Brian Richter: When we overuse a freshwater source, we set ourselves up for disaster. Each of the cities we reviewed in our study has contributed to the drying of a major river or important groundwater spring. That has obvious ecological impacts and social consequences — it affects livelihoods and human health by compromising fish production, concentrating pollution, or curtailing recreational activities.

Our research is revealing that water scarcity also causes severe economic losses by limiting or disrupting agricultural, industrial and energy production. Texas lost nearly $8 billion in agriculture last year due to water shortages; electricity generation from hydropower dams on the Colorado River in 2010 dropped by 20% due to water shortages. Some estimates suggest that China may be losing $39 billion each year due to crop damage and lessened industrial production, and hundreds of thousands of people around the globe are being forced to move due to water shortages.

Because these impacts are so pervasive and damaging, we need to begin investing in water supply approaches that don’t just minimize these adverse impacts but instead begin to reverse them.  

Q: Are we looking at a crisis in securing urban water supplies in the near future, either for U.S. cities or globally? And how does current patterns of drought in the United States tie into these problems?

Richter: That crisis is already upon us. Our study revealed that half of all cities — both in the United States and globally — are located in watersheds where more than half the renewable supply of water to our rivers and aquifers is being consumed, at least seasonally.

Now, that’s not a problem as long as we’re receiving plentiful precipitation. But if you’re using that much water on an average, ongoing basis and you go into a severe drought, there isn’t enough water to meet all needs. We tend to view droughts as unusual and unexpected, but the impacts on our economies are largely self-inflicted because we’ve allowed our dependency on stressed water sources to grow to the point of completely drying them up. We need to be much more careful with our use of water and always leave some reserves for dry times.
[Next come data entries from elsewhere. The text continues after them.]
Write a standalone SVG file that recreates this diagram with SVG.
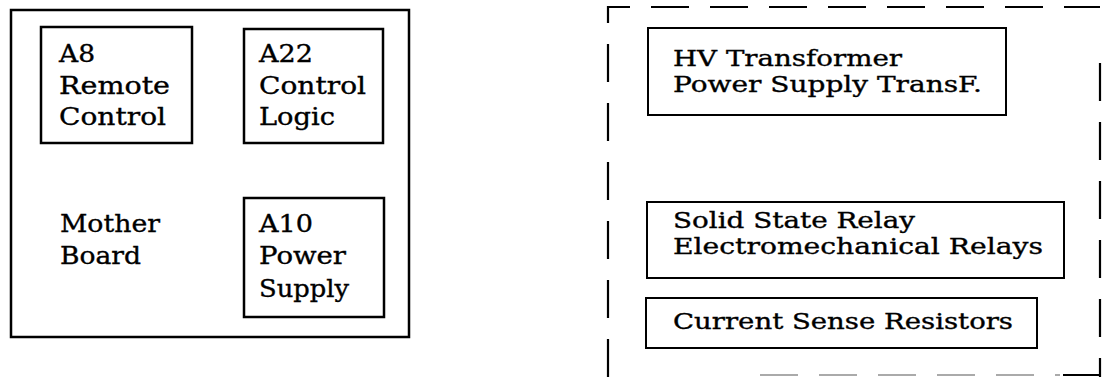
<svg xmlns="http://www.w3.org/2000/svg" width="1102" height="377" viewBox="0 0 1102 377">
  <style>
    .box { fill: none; stroke: #000; stroke-width: 2.5; }
    .rbox { fill: none; stroke: #000; stroke-width: 2; }
    .dash { fill: none; stroke: #000; stroke-width: 2.2; stroke-dasharray: 38 21; }
    .faint { fill: none; stroke: #aaa; stroke-width: 2; stroke-dasharray: 38 21; }
    text { font-family: "DejaVu Serif", "Liberation Serif", serif; font-size: 24px; fill: #000; stroke: #000; stroke-width: 0.35; }
    .r { font-size: 22px; }
  </style>
  <rect width="1102" height="377" fill="#fff"/>

  <g id="mother-board">
    <rect class="box" x="11" y="10" width="398" height="327"/>
    <text x="60" y="232" textLength="100" lengthAdjust="spacingAndGlyphs">Mother</text>
    <text x="60" y="264" textLength="81" lengthAdjust="spacingAndGlyphs">Board</text>
  </g>

  <g id="a8-remote-control">
    <rect class="box" x="41" y="27" width="151" height="116"/>
    <text x="59" y="62" textLength="36" lengthAdjust="spacingAndGlyphs">A8</text>
    <text x="59" y="94" textLength="111" lengthAdjust="spacingAndGlyphs">Remote</text>
    <text x="59" y="125" textLength="107" lengthAdjust="spacingAndGlyphs">Control</text>
  </g>

  <g id="a22-control-logic">
    <rect class="box" x="244" y="29" width="139" height="114"/>
    <text x="259" y="62" textLength="54" lengthAdjust="spacingAndGlyphs">A22</text>
    <text x="259" y="94" textLength="107" lengthAdjust="spacingAndGlyphs">Control</text>
    <text x="259" y="125" textLength="76" lengthAdjust="spacingAndGlyphs">Logic</text>
  </g>

  <g id="a10-power-supply">
    <rect class="box" x="244" y="198" width="140" height="119"/>
    <text x="259" y="232" textLength="54" lengthAdjust="spacingAndGlyphs">A10</text>
    <text x="259" y="264" textLength="87" lengthAdjust="spacingAndGlyphs">Power</text>
    <text x="259" y="297" textLength="90" lengthAdjust="spacingAndGlyphs">Supply</text>
  </g>

  <g id="external-chassis">
    <path class="dash" d="M608 377 V7 H1100"/>
    <path class="dash" d="M1100 63 V377"/>
    <path class="faint" d="M760 375 H1060"/>
    <path fill="none" stroke="#000" stroke-width="2.2" d="M1063 375 H1100"/>
  </g>

  <g id="hv-transformer">
    <rect class="rbox" x="648" y="28" width="358" height="87"/>
    <text class="r" x="673" y="66" textLength="229" lengthAdjust="spacingAndGlyphs">HV Transformer</text>
    <text class="r" x="673" y="92" textLength="309" lengthAdjust="spacingAndGlyphs">Power Supply TransF.</text>
  </g>

  <g id="relays">
    <rect class="rbox" x="647" y="202" width="417" height="76"/>
    <text class="r" x="673" y="228" textLength="242" lengthAdjust="spacingAndGlyphs">Solid State Relay</text>
    <text class="r" x="673" y="254" textLength="370" lengthAdjust="spacingAndGlyphs">Electromechanical Relays</text>
  </g>

  <g id="current-sense-resistors">
    <rect class="rbox" x="646" y="298" width="391" height="50"/>
    <text class="r" x="673" y="329" textLength="340" lengthAdjust="spacingAndGlyphs">Current Sense Resistors</text>
  </g>

  <g id="connectors"/>
</svg>
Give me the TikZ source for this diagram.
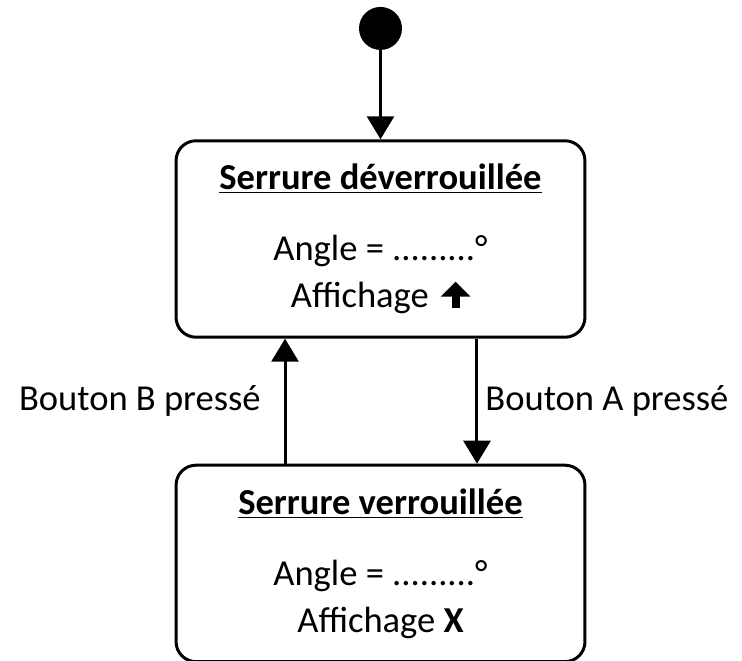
\documentclass[tikz,border=0pt]{standalone}
\usepackage{fontspec}
\setmainfont{Carlito}
\usetikzlibrary{arrows.meta,positioning}
\newcommand{\flechehaut}{\tikz[baseline=0pt]\draw[line width=4.6pt,-{Triangle[width=0.58cm,length=0.3cm]}] (0cm,0cm) -- (0cm,0.52cm);}

\begin{document}
\begin{tikzpicture}[
    x=0.02cm, y=-0.02cm,
    every node/.style={font=\fontsize{20.8}{26.7}\selectfont},
    etat/.style={rectangle, draw, line width=1.7pt, rounded corners=0.4cm, align=center, minimum width=8.18cm, minimum height=3.93cm, inner sep=0pt},
    debut/.style={circle, fill=black, minimum size=0.86cm, inner sep=0pt},
    trans/.style={-{Triangle[width=0.54cm,length=0.46cm]}, line width=1.7pt}
]
    \useasboundingbox (0,0) rectangle (742,661);

    \node (deverrou) [etat] at (380.5,239) {\underline{\textbf{Serrure déverrouillée}}\\[13.7pt]Angle = .........°\\Affichage\hspace{7pt}\flechehaut};
    \node (verrou) [etat, below=2.5cm of deverrou] {\underline{\textbf{Serrure verrouillée}}\\[13.7pt]Angle = .........°\\Affichage \textbf{X}};
    \node (init) [debut, above=1.78cm of deverrou] {};

    \draw[trans] (init) -- (deverrou);
    \draw[trans] ([xshift=-1.91cm]verrou.north) -- node[midway, left=0.46cm, inner sep=0pt] {Bouton B pressé} ([xshift=-1.91cm]deverrou.south);
    \draw[trans] ([xshift=1.93cm]deverrou.south) -- node[midway, right=0.14cm, inner sep=0pt] {Bouton A pressé} ([xshift=1.93cm]verrou.north);

\end{tikzpicture}
\end{document}
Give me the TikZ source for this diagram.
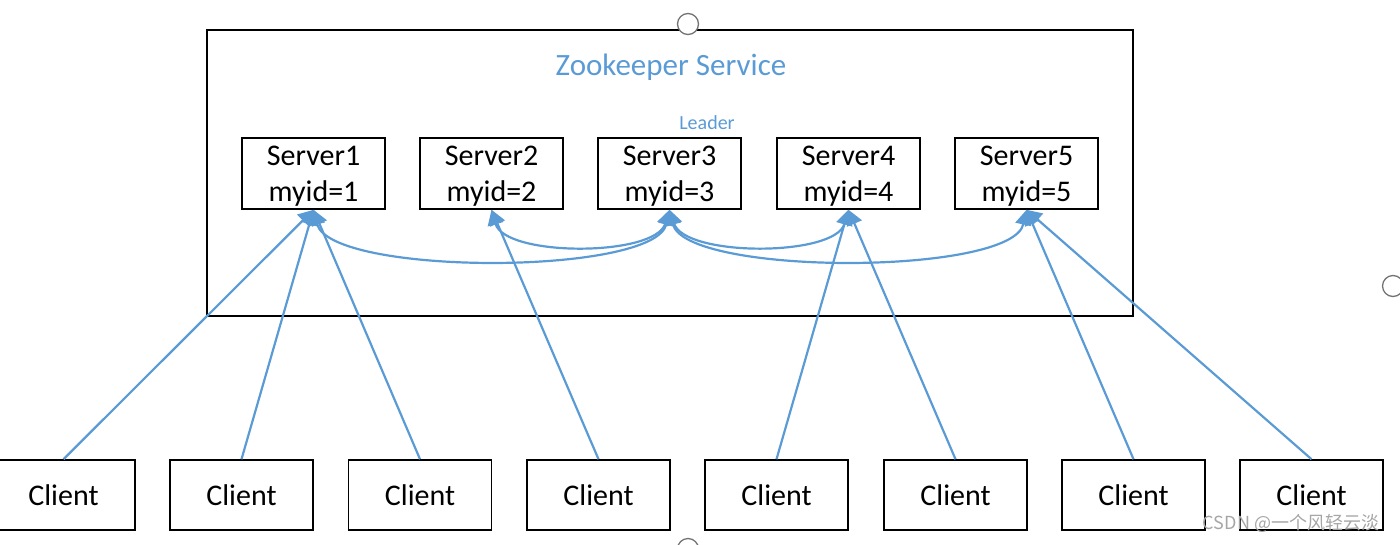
\documentclass[tikz,border=0pt]{standalone}
\usepackage{fontspec}
\setmainfont{Carlito}
\newfontfamily\cjkfont{Noto Sans CJK SC}
\usetikzlibrary{arrows.meta}
\definecolor{zkblue}{HTML}{5B9BD5}
\begin{document}
\begin{tikzpicture}[x=1pt,y=-1pt,
  srvbox/.style={draw=black,line width=1.6pt,minimum width=143pt,minimum height=71pt,inner sep=0pt},
  srvtext/.style={yshift=-3pt,align=center,inner sep=0pt,font=\fontsize{30}{36}\selectfont},
  clibox/.style={draw=black,line width=1.6pt,minimum width=143pt,minimum height=70pt,inner sep=0pt,font=\fontsize{30}{36}\selectfont},
  conn/.style={draw=zkblue,line width=2.2pt,-{Triangle[length=15pt,width=16pt]}},
  bconn/.style={draw=zkblue,line width=2.2pt,{Triangle[length=15pt,width=16pt]}-{Triangle[length=15pt,width=16pt]}},
  handle/.style={circle,draw=black!55,fill=white,line width=1.3pt,minimum size=21pt,inner sep=0pt}]
\useasboundingbox (0,0) rectangle (1400,544);
% service box
\draw[line width=1.6pt] (207,30) rectangle (1133,316);
\node[text=zkblue,font=\fontsize{31}{36}\selectfont] (title) at (671,67) {Zookeeper Service};
\node[text=zkblue,font=\fontsize{20}{24}\selectfont] (leader) at (707,123) {Leader};
% servers
\node[srvbox,label={[srvtext]center:Server1\\myid=1}] (s1) at (313.5,173.5) {};
\node[srvbox,label={[srvtext]center:Server2\\myid=2}] (s2) at (491.5,173.5) {};
\node[srvbox,label={[srvtext]center:Server3\\myid=3}] (s3) at (669.5,173.5) {};
\node[srvbox,label={[srvtext]center:Server4\\myid=4}] (s4) at (848.5,173.5) {};
\node[srvbox,label={[srvtext]center:Server5\\myid=5}] (s5) at (1026.5,173.5) {};
% clients
\node[clibox] (c1) at (63.5,495) {Client};
\node[clibox] (c2) at (241.5,495) {Client};
\node[clibox] (c3) at (420,495) {Client};
\node[clibox] (c4) at (598.5,495) {Client};
\node[clibox] (c5) at (776.5,495) {Client};
\node[clibox] (c6) at (955.5,495) {Client};
\node[clibox] (c7) at (1133.5,495) {Client};
\node[clibox] (c8) at (1311.5,495) {Client};
% client connectors
\draw[conn] (c1.north) -- (s1.south);
\draw[conn] (c2.north) -- (s1.south);
\draw[conn] (c3.north) -- (s1.south);
\draw[conn] (c4.north) -- (s2.south);
\draw[conn] (c5.north) -- (s4.south);
\draw[conn] (c6.north) -- (s4.south);
\draw[conn] (c7.north) -- (s5.south);
\draw[conn] (c8.north) -- (s5.south);
% server interconnections
\draw[bconn] (s1.south) .. controls (330,276) and (655,276) .. (s3.south);
\draw[bconn] (s2.south) .. controls (505,257) and (655,257) .. (s3.south);
\draw[bconn] (s3.south) .. controls (685,257) and (835,257) .. (s4.south);
\draw[bconn] (s3.south) .. controls (685,276) and (1012,276) .. (s5.south);
% selection handles
\node[handle] (h1) at (688,24) {};
\node[handle] (h2) at (1393,286) {};
\node[handle] (h3) at (688,549) {};
% watermark
\node[text=black!35,font=\cjkfont\fontsize{18}{20}\selectfont] (wm) at (1291,523) {CSDN @一个风轻云淡};
\end{tikzpicture}
\end{document}
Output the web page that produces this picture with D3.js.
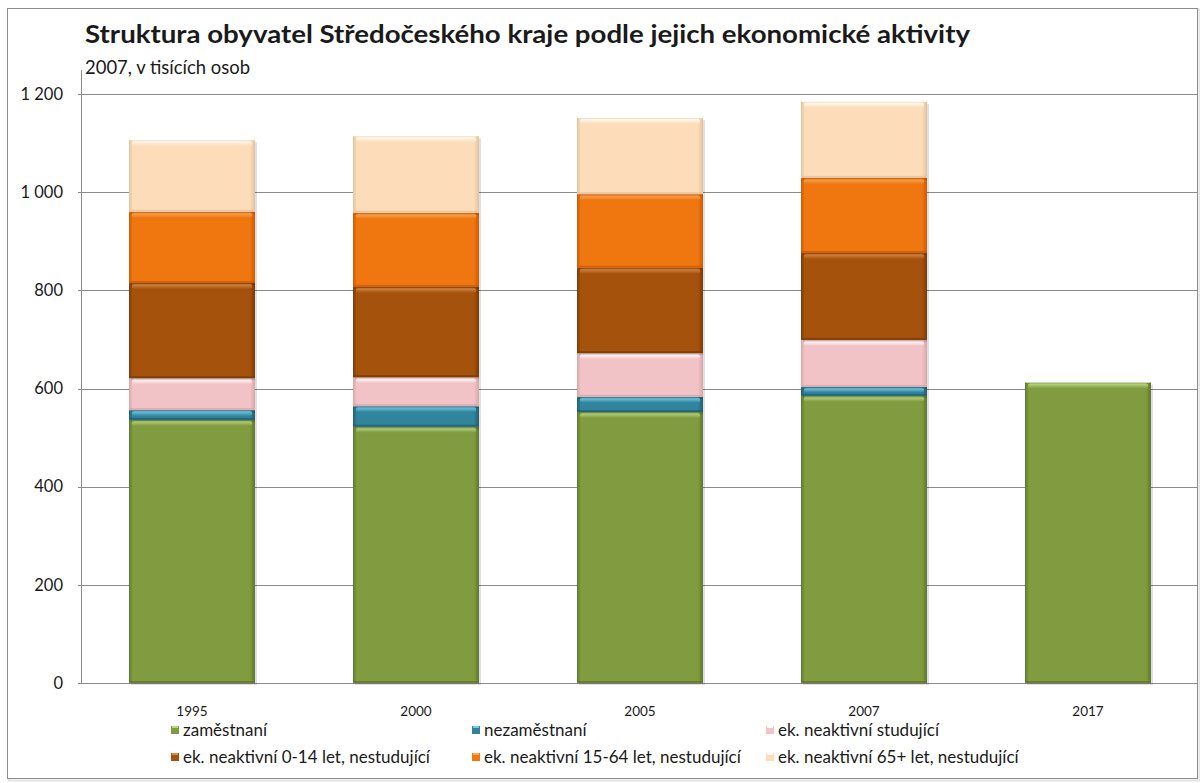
<!DOCTYPE html>
<html>
<head>
<meta charset="utf-8">
<script src="https://cdn.jsdelivr.net/npm/d3@7"></script>
<style>
  html, body { margin: 0; padding: 0; background: #fff; }
  svg text { font-family: Lato, "Open Sans", sans-serif; fill: #1a1a1a; }
</style>
</head>
<body>
<svg id="chart" width="1200" height="783"></svg>
<script>
(function () {
  'use strict';

  // values, thousands of people
  const years = ['1995', '2000', '2005', '2007', '2017'];
  const zamestnani = [536, 522, 552, 585, 612];
  const nezamestnani = [20, 42, 31, 18, 0];
  const studujici = [65, 59, 89, 96, 0];
  const neakt0014 = [194, 184, 174, 177, 0];
  const neakt1564 = [145, 151, 150, 153, 0];
  const neakt65 = [146, 156, 155, 155, 0];

  const seriesNames = [
    'zaměstnaní',
    'nezaměstnaní',
    'ek. neaktivní studující',
    'ek. neaktivní 0-14 let, nestudující',
    'ek. neaktivní 15-64 let, nestudující',
    'ek. neaktivní 65+ let, nestudující'
  ];
  const seriesValues = [zamestnani, nezamestnani, studujici, neakt0014, neakt1564, neakt65];
  const yTicks = [0, 200, 400, 600, 800, 1000, 1200];

  // base, edge (darker), top highlight
  const palette = [
    { base: '#809b40', edge: '#5f7a2a', hi: '#b9d683' },
    { base: '#31849b', edge: '#1f5f72', hi: '#73cdea' },
    { base: '#f2c3c6', edge: '#d9a6a9', hi: '#ffffff' },
    { base: '#a5520d', edge: '#7c3b06', hi: '#d98b48' },
    { base: '#f0760f', edge: '#c95c05', hi: '#fcaa55' },
    { base: '#fddcb9', edge: '#e5c19c', hi: '#fffaf3' }
  ];

  const rows = years.map((y, i) => {
    const r = { year: y };
    seriesNames.forEach((s, k) => { r[s] = seriesValues[k][i]; });
    return r;
  });

  const stacked = d3.stack().keys(seriesNames)(rows);

  const svg = d3.select('#chart');

  // outer frame
  svg.append('rect')
    .attr('x', 8.5).attr('y', 9.5)
    .attr('width', 1191).attr('height', 771)
    .attr('fill', 'none')
    .attr('stroke', '#e3e3e3')
    .attr('stroke-width', 2);
  svg.append('rect')
    .attr('x', 7.5).attr('y', 8.5)
    .attr('width', 1190).attr('height', 770)
    .attr('fill', '#fff')
    .attr('stroke', '#8c8c8c');

  const x = d3.scaleBand()
    .domain(years)
    .range([80, 1200])
    .paddingInner(0.4375)
    .paddingOuter(0.21875);

  const y = d3.scaleLinear()
    .domain([0, 1200])
    .range([683, 94]);

  // gradients for the bevelled look
  const defs = svg.append('defs');
  palette.forEach((p, k) => {
    const g = defs.append('linearGradient')
      .attr('id', 'grad' + k)
      .attr('x1', '0%').attr('x2', '100%').attr('y1', '0%').attr('y2', '0%');
    g.append('stop').attr('offset', '0%').attr('stop-color', p.edge);
    g.append('stop').attr('offset', '3%').attr('stop-color', p.base);
    g.append('stop').attr('offset', '96%').attr('stop-color', p.base);
    g.append('stop').attr('offset', '100%').attr('stop-color', p.edge);

    const h = defs.append('linearGradient')
      .attr('id', 'hi' + k)
      .attr('x1', '0%').attr('x2', '0%').attr('y1', '0%').attr('y2', '100%');
    h.append('stop').attr('offset', '0%').attr('stop-color', p.hi).attr('stop-opacity', 1);
    h.append('stop').attr('offset', '100%').attr('stop-color', p.base).attr('stop-opacity', 1);
  });

  // gridlines
  svg.append('g')
    .selectAll('line')
    .data(yTicks)
    .join('line')
      .attr('x1', 78).attr('x2', 1198)
      .attr('y1', d => Math.round(y(d)) + 0.5)
      .attr('y2', d => Math.round(y(d)) + 0.5)
      .attr('stroke', '#8a8a8a')
      .attr('stroke-width', 1);

  // y axis line
  svg.append('line')
    .attr('x1', 81.5).attr('x2', 81.5)
    .attr('y1', 70).attr('y2', Math.round(y(0)) + 0.5)
    .attr('stroke', '#8a8a8a');

  // y labels, space as thousands separator
  const fmt = v => d3.format(',')(v).replace(',', ' ');
  svg.append('g')
    .selectAll('text')
    .data(yTicks)
    .join('text')
      .attr('x', 63)
      .attr('y', d => y(d))
      .attr('dy', '0.35em')
      .attr('text-anchor', 'end')
      .style('font-size', '16.5px')
      .text(fmt);

  // bars
  const layer = svg.append('g')
    .selectAll('g')
    .data(stacked)
    .join('g');

  layer.each(function (s, k) {
    const g = d3.select(this);
    const segs = s.filter(d => d[1] - d[0] > 0);

    // soft shadow on right
    g.selectAll('rect.shadow')
      .data(segs)
      .join('rect')
        .attr('class', 'shadow')
        .attr('x', d => x(d.data.year) + 2)
        .attr('y', d => y(d[1]) + 2)
        .attr('width', x.bandwidth())
        .attr('height', d => y(d[0]) - y(d[1]))
        .attr('fill', '#000')
        .attr('opacity', 0.12);

    g.selectAll('rect.seg')
      .data(segs)
      .join('rect')
        .attr('class', 'seg')
        .attr('x', d => x(d.data.year))
        .attr('y', d => y(d[1]))
        .attr('width', x.bandwidth())
        .attr('height', d => y(d[0]) - y(d[1]))
        .attr('fill', 'url(#grad' + k + ')');

    // top bevel highlight
    g.selectAll('rect.hi')
      .data(segs)
      .join('rect')
        .attr('class', 'hi')
        .attr('x', d => x(d.data.year) + 3)
        .attr('y', d => y(d[1]) + 1)
        .attr('width', x.bandwidth() - 6)
        .attr('height', d => Math.min(5, (y(d[0]) - y(d[1])) / 2))
        .attr('rx', 2)
        .attr('fill', 'url(#hi' + k + ')');

    // bottom darker edge
    g.selectAll('rect.lo')
      .data(segs)
      .join('rect')
        .attr('class', 'lo')
        .attr('x', d => x(d.data.year))
        .attr('y', d => y(d[0]) - 2)
        .attr('width', x.bandwidth())
        .attr('height', 2)
        .attr('fill', palette[k].edge)
        .attr('opacity', 0.8);
  });

  // x labels
  svg.append('g')
    .selectAll('text')
    .data(years)
    .join('text')
      .attr('x', d => x(d) + x.bandwidth() / 2)
      .attr('y', 711)
      .attr('dy', '0.35em')
      .attr('text-anchor', 'middle')
      .style('font-size', '13.5px')
      .text(d => d);

  // legend
  const legendPos = [
    { x: 171, y: 730 }, { x: 472, y: 730 }, { x: 766, y: 730 },
    { x: 171, y: 757 }, { x: 472, y: 757 }, { x: 766, y: 757 }
  ];
  const legend = svg.append('g')
    .selectAll('g')
    .data(seriesNames)
    .join('g')
      .attr('transform', (d, i) => `translate(${legendPos[i].x},${legendPos[i].y})`);
  legend.append('rect')
    .attr('x', 0).attr('y', -4)
    .attr('width', 8).attr('height', 8)
    .attr('fill', (d, i) => 'url(#grad' + i + ')');
  legend.append('rect')
    .attr('x', 1).attr('y', -4)
    .attr('width', 6).attr('height', 2)
    .attr('fill', (d, i) => palette[i].hi);
  legend.append('text')
    .attr('x', 12)
    .attr('dy', '0.35em')
    .style('font-size', '17px')
    .text(d => d);

  // titles
  svg.append('text')
    .attr('x', 85).attr('y', 43)
    .attr('textLength', 885)
    .attr('lengthAdjust', 'spacingAndGlyphs')
    .style('font-size', '24px')
    .style('font-weight', 'bold')
    .text('Struktura obyvatel Středočeského kraje podle jejich ekonomické aktivity');

  svg.append('text')
    .attr('x', 85).attr('y', 74)
    .attr('textLength', 165)
    .attr('lengthAdjust', 'spacingAndGlyphs')
    .style('font-size', '18.5px')
    .text('2007, v tisících osob');
}());
</script>
</body>
</html>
Q: Phoenix, another one of your case studies, has lowered its per capita water use by 25% since 1990 through various water conservation measures — and yet Phoenix is water scarce. Why? 

Richter: Water scarcity results when we heavily deplete a freshwater source, thereby reducing the volume of remaining water available for human use or to support freshwater ecosystems. It doesn’t necessarily mean that you’re experiencing regular water shortages in your home or business. But it does mean that you’re at considerable risk if the water supplies continue to be increasingly depleted by other users, or you get into a drought situation.

Phoenix’s water conservation efforts are admirable, but they need to do much more. They are heavily dependent on the Colorado River, which is so thoroughly overused that it dries up before reaching its delta in the Gulf of California. During a severe, prolonged drought, the reliability of that water source will be in jeopardy.

Q: So storm- and wastewater recycling aren’t enough?

Richter: Contrary to popular belief, water conservation and recycling may not result in a net improvement in the affected water source. If the water that’s conserved is simply used to supply additional urban growth, then the water source is no better off.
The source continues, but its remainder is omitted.